İberya Devrimi, Emma Goldman’ın anarşizm mücadelesiyle dolu yaşamının son yıllarında yaşadığı en büyük deneyim oldu. Berkman’ın intihar etmesi ve faşizmin yükselişiyle sarsılan Goldman, 1936′da, 67 yaşında mücadeleye katılmak için Barcelona’ya gitti. CNT-FAI ile birlikte çalıştı; bültenlerinin İngilizce baskısını yaptı ve onların davasını İngiltere’de savunma görevini üstlendi.

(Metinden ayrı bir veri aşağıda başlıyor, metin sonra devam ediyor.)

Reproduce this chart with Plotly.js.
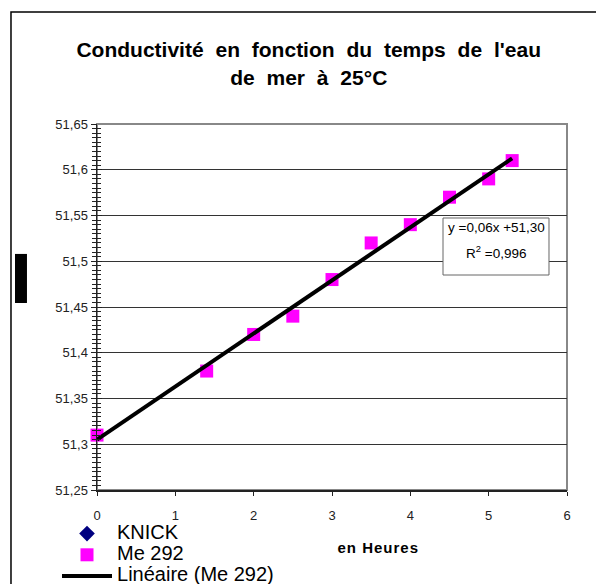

Goldman, CNT-FAI’li anarşistlerin 1937′de koalisyon hükümetine katılmalarını, giderek güçlenen komünistlere savaş faaliyetinin daha iyi yürütülebilmesi için taviz vermelerini onaylamadı. Bütün bunların anarşist harekete zarar vereceğini gördü. Franco’nun zaferi ve faşizmin bütün Avrupa’ya yayılması karşısında derin bir üzüntüye kapılmasına rağmen Goldman anarşist ilkelerinden taviz vermeyi reddetti.
1940′ta Kanada’nın Toronto kentinde felç geçiren Emma Goldman bundan üç ay sonra, 14 Mayıs 1940′ta hayata veda etti. Cesedi, Haymarket olaylarının ardından idam edilen ve ona ilham kaynağı olan anarşistlerin mezarlarının yakınına gömüldü.